Keep refreshing this page for the latest updates. Want more? Sign up for our Coronavirus Watch newsletter for updates to your inbox and join our Facebook group.

Report: Black people make up 8 in 10 COVID cases in Washington, highlighting vaccine disparities 

Black residents of Washington, D.C., currently make up more than 80 percent of coronavirus cases, according to new data analyzed by the Washington Post. Although Black and white residents respectively make up 46% of the total population, according to the U.S. Census, white people account for less than 10 percent of cases in recent days.  

The spike displays the nation’s racial divide and reflects issues of accessibility when it comes to disseminating the COVID-19 vaccine. The Post’s tracker reported that 44.5% of the city’s population has received the vaccine. For about 70 percent of vaccinations with racial data, the city estimates about 19.8 percent of Black residents are fully vaccinated compared to 28.8 percent of white residents.

“There’s a disparity in who’s getting vaccinated,” Neil Sehgal, an assistant professor of health policy at the University of Maryland, said to the Post. “And if those cases that we’re seeing are concentrated among unvaccinated people, and fewer Black residents of D.C. are getting vaccinated, it seems to reason that our Black neighbors are at a greater risk of contracting covid today than at any point in recent memory.”
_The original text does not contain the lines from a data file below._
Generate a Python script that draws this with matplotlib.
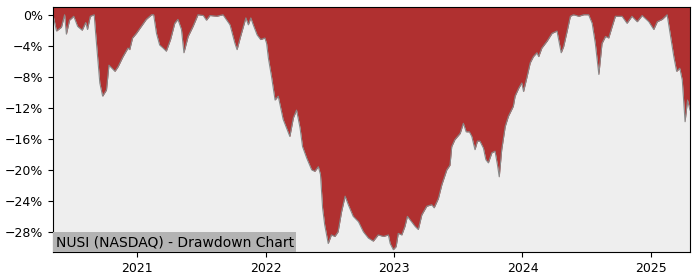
import numpy as np
import pandas as pd
import matplotlib
matplotlib.use("Agg")
import matplotlib.pyplot as plt
import matplotlib.dates as mdates
from matplotlib.ticker import MultipleLocator, PercentFormatter

# drawdown of NUSI (percent)
dates = [
    "2020-05-07", "2020-05-17", "2020-05-31", "2020-06-09", "2020-06-14", "2020-06-23",
    "2020-07-05", "2020-07-16", "2020-07-29", "2020-08-08", "2020-08-13", "2020-08-21",
    "2020-09-01", "2020-09-05", "2020-09-17", "2020-09-25", "2020-10-06", "2020-10-13",
    "2020-10-30", "2020-11-08", "2020-11-22", "2020-12-06", "2020-12-11", "2020-12-19",
    "2020-12-30", "2021-01-13", "2021-01-27", "2021-02-11", "2021-02-17", "2021-02-25",
    "2021-03-06", "2021-03-16", "2021-03-25", "2021-04-06", "2021-04-18", "2021-04-27",
    "2021-05-07", "2021-05-14", "2021-05-26", "2021-06-09", "2021-06-23", "2021-07-08",
    "2021-07-17", "2021-07-27", "2021-08-15", "2021-09-02", "2021-09-22", "2021-10-06",
    "2021-10-12", "2021-10-22", "2021-11-06", "2021-11-13", "2021-11-20", "2021-11-27",
    "2021-12-08", "2021-12-18", "2021-12-30", "2022-01-04", "2022-01-09", "2022-01-18",
    "2022-01-28", "2022-02-06", "2022-02-20", "2022-03-11", "2022-03-21", "2022-03-30",
    "2022-04-09", "2022-04-16", "2022-04-28", "2022-05-12", "2022-05-21", "2022-05-31",
    "2022-06-06", "2022-06-12", "2022-06-18", "2022-06-28", "2022-07-07", "2022-07-17",
    "2022-07-26", "2022-08-05", "2022-08-15", "2022-08-24", "2022-09-07", "2022-09-22",
    "2022-10-06", "2022-10-20", "2022-11-03", "2022-11-17", "2022-12-02", "2022-12-16",
    "2022-12-21", "2022-12-30", "2023-01-07", "2023-01-13", "2023-01-23", "2023-02-01",
    "2023-02-08", "2023-02-20", "2023-03-02", "2023-03-11", "2023-03-21", "2023-04-04",
    "2023-04-18", "2023-04-25", "2023-05-07", "2023-05-17", "2023-05-31", "2023-06-09",
    "2023-06-14", "2023-06-23", "2023-07-08", "2023-07-17", "2023-07-25", "2023-08-03",
    "2023-08-10", "2023-08-19", "2023-08-26", "2023-09-02", "2023-09-12", "2023-09-19",
    "2023-09-26", "2023-10-06", "2023-10-15", "2023-10-22", "2023-10-27", "2023-11-03",
    "2023-11-13", "2023-11-22", "2023-12-06", "2023-12-11", "2023-12-21", "2023-12-30",
    "2024-01-04", "2024-01-14", "2024-01-23", "2024-02-01", "2024-02-11", "2024-02-16",
    "2024-02-25", "2024-03-11", "2024-03-25", "2024-04-08", "2024-04-20", "2024-04-27",
    "2024-05-07", "2024-05-16", "2024-05-25", "2024-06-09", "2024-06-23", "2024-07-07",
    "2024-07-17", "2024-07-26", "2024-08-05", "2024-08-14", "2024-08-24", "2024-09-02",
    "2024-09-12", "2024-09-21", "2024-10-10", "2024-10-24", "2024-11-07", "2024-11-22",
    "2024-12-06", "2024-12-25", "2025-01-08", "2025-01-18", "2025-02-01", "2025-02-15",
    "2025-02-25", "2025-03-06", "2025-03-14", "2025-03-23", "2025-03-30", "2025-04-07",
    "2025-04-14", "2025-04-21",
]
drawdown = [
    0.0, -2.1, -1.6, 0.0, -2.5, -0.7,
    -0.2, -1.5, -2.0, -1.0, -1.9, -0.2,
    0.0, -2.3, -8.8, -10.5, -9.7, -6.5,
    -7.3, -6.7, -5.4, -4.3, -4.5, -3.0,
    -2.4, -1.5, -0.6, 0.0, 0.0, -2.4,
    -3.9, -4.3, -4.7, -3.2, -1.1, -0.6,
    -1.9, -4.9, -2.8, -1.5, 0.0, -0.1,
    -0.7, -0.1, -0.2, 0.0, -1.3, -3.7,
    -4.5, -2.8, -0.4, -1.3, -0.4, -1.3,
    -2.6, -3.2, -3.0, -3.7, -5.6, -8.0,
    -11.0, -10.5, -13.5, -15.7, -13.3, -12.3,
    -14.6, -17.0, -18.5, -20.0, -20.2, -19.6,
    -20.6, -24.9, -27.1, -29.5, -28.4, -28.6,
    -28.0, -25.4, -23.4, -24.5, -26.0, -26.7,
    -28.0, -28.8, -29.2, -28.4, -28.6, -28.4,
    -29.5, -30.3, -29.9, -28.2, -28.4, -27.3,
    -26.0, -26.7, -27.3, -27.7, -25.8, -24.7,
    -24.5, -24.9, -23.7, -21.9, -20.0, -19.4,
    -17.0, -16.1, -15.3, -14.0, -15.1, -15.1,
    -15.7, -17.4, -16.3, -16.3, -17.2, -18.7,
    -19.1, -17.8, -17.6, -19.4, -20.9, -17.4,
    -14.4, -13.1, -11.8, -10.5, -9.5, -8.8,
    -9.9, -8.0, -6.2, -5.4, -4.9, -5.4,
    -4.3, -3.4, -2.4, -2.1, -4.9, -4.1,
    -2.1, -0.2, 0.0, -0.2, 0.0, 0.0,
    -1.1, -3.7, -7.7, -3.7, -2.8, -3.0,
    -1.5, -0.2, -0.2, -1.1, -0.2, -0.9,
    -0.1, -0.9, -1.9, -0.9, -0.6, 0.0,
    -2.8, -5.4, -7.3, -6.9, -8.4, -13.8,
    -11.0, -12.3,
]

dd = pd.Series(drawdown, index=pd.to_datetime(dates))

fig = plt.figure(figsize=(7, 2.8), dpi=100)
ax = fig.add_axes([53 / 700, 28 / 280, 637 / 700, 245 / 280])
ax.set_facecolor("#eeeeee")

top = 1.0
bottom = -30.6
ax.fill_between(dd.index, dd.values, top, color="#b03030", lw=0)
ax.plot(dd.index, dd.values, color="#888888", lw=0.8)

ax.set_xlim(dd.index[0], dd.index[-1])
ax.set_ylim(bottom, top)
ax.xaxis.set_major_locator(mdates.YearLocator())
ax.xaxis.set_major_formatter(mdates.DateFormatter("%Y"))
ax.yaxis.set_major_locator(MultipleLocator(4))
ax.yaxis.set_major_formatter(PercentFormatter(decimals=0))
ax.tick_params(labelsize=9)

ax.text(0.004, 0.012, "NUSI (NASDAQ) - Drawdown Chart", transform=ax.transAxes,
        ha="left", va="bottom", fontsize=10,
        bbox=dict(facecolor="#b3b3b3", edgecolor="none", pad=2))

fig.savefig("out.png", dpi=100)
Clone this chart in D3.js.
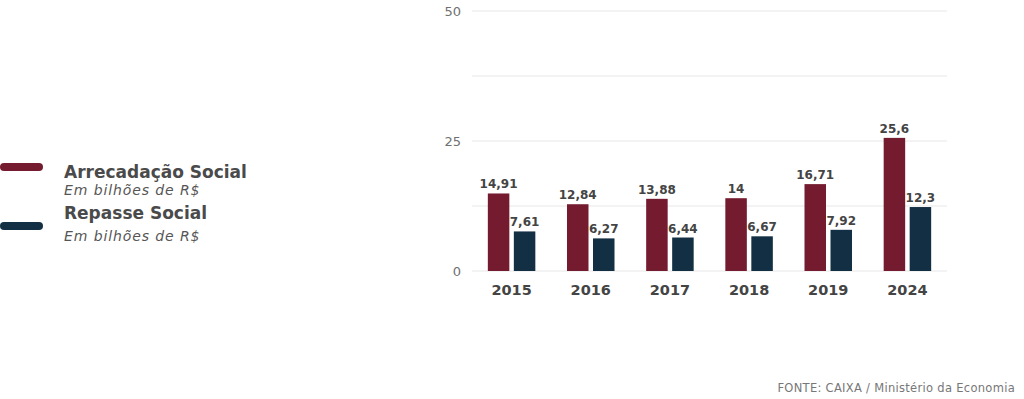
<!DOCTYPE html>
<html>
<head>
<meta charset="utf-8">
<script src="https://cdn.jsdelivr.net/npm/d3@7"></script>
<style>
    body { margin: 0; background: #fff; }
    svg { display: block; font-family: "DejaVu Sans", sans-serif; }
</style>
</head>
<body>
<svg id="grafico" width="1024" height="399"></svg>
<script>

//DADOS

var anos = ["2015", "2016", "2017", "2018", "2019", "2024"];
var arrecadacao = [14.91, 12.84, 13.88, 14, 16.71, 25.6];
var repasse = [7.61, 6.27, 6.44, 6.67, 7.92, 12.3];
var ticksY = [0, 25, 50];
var linhasGrade = [0, 12.5, 25, 37.5, 50];

var series = [
    { nome: "Arrecadação Social", sub: "Em bilhões de R$", valores: arrecadacao, cor: "#741b2f" },
    { nome: "Repasse Social", sub: "Em bilhões de R$", valores: repasse, cor: "#132f43" }
];

//ESCALAS

var svg = d3.select("#grafico");

var x = d3.scaleBand()
    .domain(anos)
    .range([472, 947]);

var larguraBarra = 21.5;
var espaco = 4.5;

var y = d3.scaleLinear()
    .domain([0, 50])
    .range([271, 11]);

function formata(v){
    return String(v).replace(".", ",");
}

//GRADE

svg.append("g")
    .selectAll("line")
    .data(linhasGrade)
    .enter()
    .append("line")
    .attr("x1", 472)
    .attr("x2", 947)
    .attr("y1", d => y(d))
    .attr("y2", d => y(d))
    .attr("stroke", "#e8e8e8")
    .attr("stroke-width", 1.2);

// eixo Y so com os rotulos
var eixoY = svg.append("g")
    .attr("transform", "translate(461,0)")
    .call(d3.axisLeft(y).tickValues(ticksY).tickSize(0).tickPadding(0));

eixoY.select(".domain").remove();
eixoY.selectAll("text")
    .attr("fill", "#707070")
    .style("font-size", "13px")
    .style("font-family", "DejaVu Sans, sans-serif");

// eixo X
var eixoX = svg.append("g")
    .attr("transform", "translate(0,271)")
    .call(d3.axisBottom(x).tickSize(0).tickPadding(14));

eixoX.select(".domain").remove();
eixoX.selectAll("text")
    .attr("fill", "#444")
    .style("font-size", "14.5px")
    .style("font-weight", "bold")
    .style("font-family", "DejaVu Sans, sans-serif");

//BARRAS

series.forEach((s, k) => {

    var grupo = svg.append("g");

    var deslocamento = (k == 0) ? -(larguraBarra + espaco / 2) : espaco / 2;

    grupo.selectAll("rect")
        .data(s.valores)
        .enter()
        .append("rect")
        .attr("x", (d, i) => x(anos[i]) + x.bandwidth() / 2 + deslocamento)
        .attr("y", d => y(d))
        .attr("width", larguraBarra)
        .attr("height", d => y(0) - y(d))
        .attr("fill", s.cor);

    grupo.selectAll("text")
        .data(s.valores)
        .enter()
        .append("text")
        .attr("x", (d, i) => x(anos[i]) + x.bandwidth() / 2 + deslocamento + larguraBarra / 2)
        .attr("y", d => y(d) - 5)
        .attr("text-anchor", "middle")
        .attr("fill", "#444")
        .style("font-size", "12px")
        .style("font-weight", "bold")
        .text(d => formata(d));

});

//LEGENDA

var legenda = svg.append("g");

var posLegenda = [
    { linha: 167, titulo: 178, sub: 195 },
    { linha: 226, titulo: 219, sub: 241 }
];

series.forEach((s, k) => {

    var p = posLegenda[k];

    legenda.append("line")
        .attr("x1", 4)
        .attr("x2", 39)
        .attr("y1", p.linha)
        .attr("y2", p.linha)
        .attr("stroke", s.cor)
        .attr("stroke-width", 8)
        .attr("stroke-linecap", "round");

    legenda.append("text")
        .attr("x", 64)
        .attr("y", p.titulo)
        .attr("fill", "#4a4a4a")
        .style("font-size", "17px")
        .style("font-weight", "bold")
        .text(s.nome);

    legenda.append("text")
        .attr("x", 64)
        .attr("y", p.sub)
        .attr("fill", "#555")
        .style("font-size", "14px")
        .style("letter-spacing", "0.9px")
        .style("font-style", "italic")
        .text(s.sub);

});

//FONTE

svg.append("text")
    .attr("x", 1015)
    .attr("y", 392)
    .attr("text-anchor", "end")
    .attr("fill", "#777")
    .style("font-size", "11.5px")
    .style("letter-spacing", "0.3px")
    .text("FONTE: CAIXA / Ministério da Economia");

</script>
</body>
</html>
According to Sehgal, barriers that may be keeping people from getting vaccinated include limited transportation, difficulties getting time off work to get the vaccine, and complicated sign-up systems.

– Steven Vargas

COVID-19 antibodies remain 10 months after infection, study says

A majority of people infected by COVID-19 still have antibodies against the virus 10 months later, according to a new study by Labcorp, a life sciences company that specializes in diagnostics and drug development.

Nearly 87% of confirmed positive individuals analyzed by the study saw extended antibody retention, according to the study published Monday. Labcorp took samples from 39,086 patients, making the study the largest real-world COVID study since the start of the pandemic. 

The overall results spell good news not just for infected individuals, but potentially for vaccinated people, said Dr. Brian Caveney, Labcorp Diagnostics chief medical officer and president.

“More research must be done to understand what type and level of antibodies suggest protection from reinfection,” Caveney said. “But the prolonged presence of certain antibodies is a promising sign as we continue thinking about safely emerging from the pandemic, as well as future vaccinations and the timing of booster shots.”

Puerto Rico lifts curfew, opens up to vaccinated visitors

One more encouraging sign about the pandemic for Americans: Puerto Rico, a popular travel destination that was the first U.S. state or territory to go into lockdown, has lifted its nightly curfew.

The island has seen a 58% decline in new infections over the last two weeks after enduring a dramatic spike in April. Besides ending the nightly curfew after more than a year, Puerto Rico will now allow admittance to vaccinated visitors without a negative coronavirus test result. Business capacity will also increase to 50%.

Unvaccinated visitors to the U.S. commonwealth, where tourism is rising amid pent-up demand for travel, will still be required to present a negative coronavirus test or promise to offer a test result within 48 hours. Those who don’t comply could face a $300 fine.

Puerto Rico had been under some form of nightly curfew — at least from midnight until 5 a.m. — since March 15, 2020, when its first coronavirus case was reported. But daily cases have plummeted from a weekly average of more than 1,000 at the height of the April surge to about 150.

According to CDC data, 40% of Puerto Rican adults are fully vaccinated and 56% have received at least one dose.